Let $R$ be a commutative ring with $1$ such that $R[x]$ is a PID. Show that $R$ is a field.

Question

Let $R$ be a commutative ring with $1$ such that $R[x]$ is a principal ideal domain. Prove $R$ is a field.

So I thought to take $a\in R$ and look at $aR[x]$ which is a principal ideal and obviously $a\in R[x]$ is a polynomial of degree $0$ so $\langle a\rangle=aR[x]$.

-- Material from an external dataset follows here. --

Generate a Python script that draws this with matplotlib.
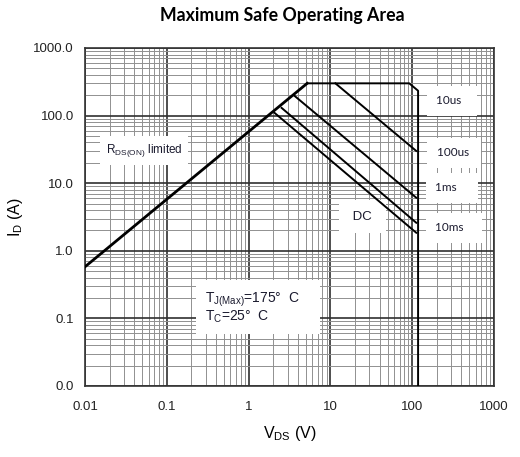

I don't have a clue how to continue. I wanted to somehow show that $a^{-1}\in R$ and so every element is invertible (because we took a random one) so $R$ is a field. But I can't seem to find a way to prove that $a^{-1}\in R$. Any ideas?

Answer 1

Your approach so far doesn't use that $R[x]$ is supposed to be a PID. You've just taken an ideal that is principle no matter what $R[x]$ is, and tried to do something with that. What you need to do is take an ideal with several generators which does not automatically simplify to a principle ideal, and then explore what happens if you assume that it does simplify.

Alternatively, you could do the contrapositive. Consider what happens to $(a,x)\subseteq R[x]$ if $a\neq0$ and $aR\neq R$. Is it principal?